Indeed social justice activists continually spread lies. I saw it in the atheist communities before they hit the general body politic at large. Victim politics became the name of the game, or as I’ve seen it described elsewhere, the “Oppression Olympics”. And while competing for the gold, trying to guilt and shame the rest of us into submitting to a reduction in rights by labeling as “hate speech” virtually anything we said that didn’t align with their beliefs.
Now that they have failed to get one of their own in the White House, many have threatened riots. Because infantile and immature people throw tantrums at not getting their way.
And to answer Van Jones in asking how to explain Trump’s victory to your children, it’s quite simple: you tell them the truth.
But telling them the truth requires you to accept the overwhelming lies that the left has been telling. Not just about Trump. Not just about Republicans. But about the People of the United States of America in general. The left has tried to spin a narrative wherein, in short, the United States has either had virtually no social progress since the 1950s, or has reverted back to the 1950s.
Polls were manipulated. The Democrat Party did everything within their power, regardless of whether it was within the boundaries of ethics or legality, to push the election the direction they wanted it to go. But the people wouldn’t bite.

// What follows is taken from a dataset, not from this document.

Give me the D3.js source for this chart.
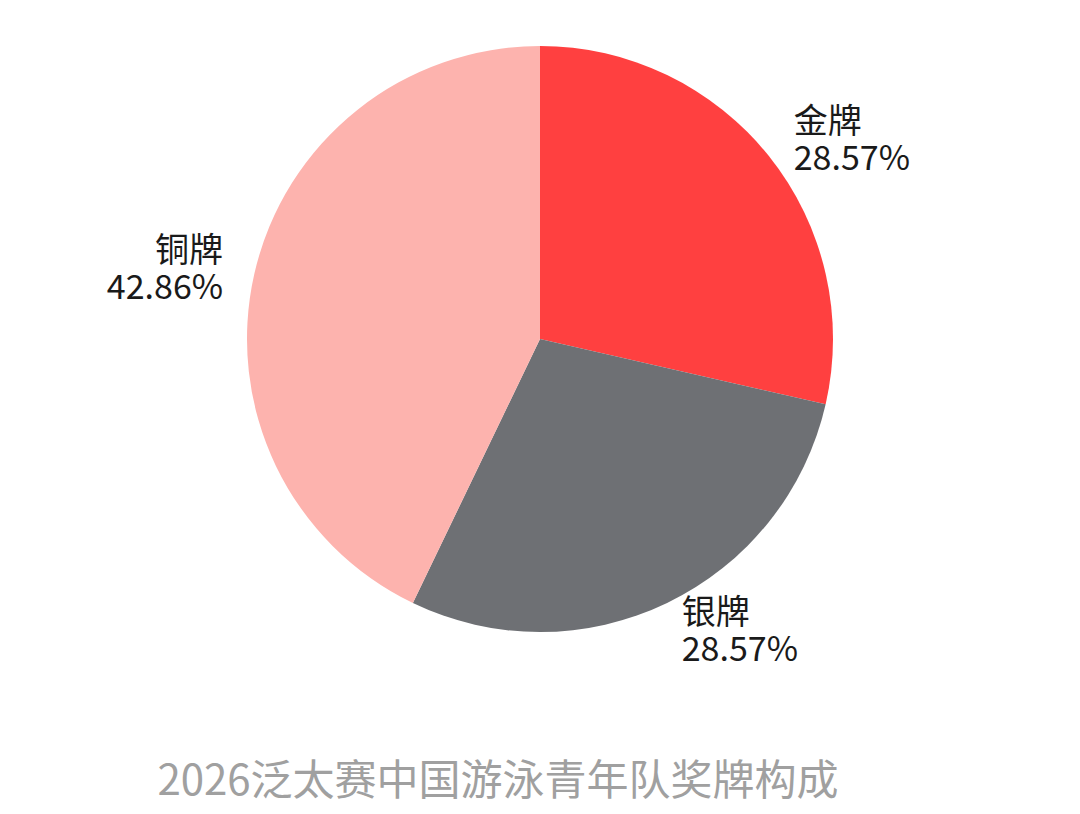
<!DOCTYPE html>
<html><head><meta charset="utf-8">
<script src="https://cdn.jsdelivr.net/npm/d3@7"></script>
<style>html,body{margin:0;padding:0;background:#fff;}svg{display:block;}</style>
</head><body>
<svg id="c" width="1080" height="814"></svg>
<script>
const categories = ["金牌", "银牌", "铜牌"];
const values = [2, 2, 3];
const colors = ["#FF4040", "#6E7074", "#FDB3AE"];
const title = "2026泛太赛中国游泳青年队奖牌构成";

const svg = d3.select("#c");
const cx = 540, cy = 339, R = 293, LR = 322;
const font = "'Noto Sans CJK SC','Noto Sans',sans-serif";
const data = categories.map((c, i) => ({name: c, value: values[i], color: colors[i]}));
const total = d3.sum(values);
const pie = d3.pie().value(d => d.value).sort(null);
const arc = d3.arc().innerRadius(0).outerRadius(R);
const arcs = pie(data);
const g = svg.append("g").attr("transform", `translate(${cx},${cy})`);
g.selectAll("path").data(arcs).join("path").attr("d", arc).attr("fill", d => d.data.color);

arcs.forEach(d => {
  const a = (d.startAngle + d.endAngle) / 2;
  const x = Math.sin(a) * LR, y = -Math.cos(a) * LR;
  const right = Math.sin(a) >= 0;
  const xx = x + (right ? 2 : -3);
  const lines = [d.data.name, (d.data.value / total * 100).toFixed(2) + "%"];
  const offs = [-5, 32];
  lines.forEach((s, k) => {
    g.append("text").attr("x", xx).attr("y", y + offs[k])
      .attr("text-anchor", right ? "start" : "end")
      .attr("font-family", font).attr("font-size", 34).attr("fill", "#1a1a1a").text(s);
  });
});

svg.append("text").attr("x", 498).attr("y", 795).attr("text-anchor", "middle")
  .attr("font-family", font).attr("font-size", 42).attr("fill", "#A0A0A0").text(title);
</script>
</body></html>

So instead now the left will likely continue lying. They will write articles and opinion pieces about how the United States has basically reverted back to the 1950s. And how we’ve become like the Weimar Republic to paint Trump as basically America’s version of Adolf Hitler. Which has basically been their modus operandi for the least year or more.
They’ll continue to call the tens of millions of people who voted for Trump the various little words they’ve been employing since it became clear that Trump will be the Republican nominee. They’ll basically demonize half the country for not getting their way. And I don’t buy for a moment that the Huffington Post will “start [over] with a clean slate” in covering Trump.
The game has proven profitable for them with regard to political capital. And they’ll play it for as long as they still can.
What would actually surprise me is if all of that ends. If we all stop dehumanizing everyone else over petty things. If we all just live and let live.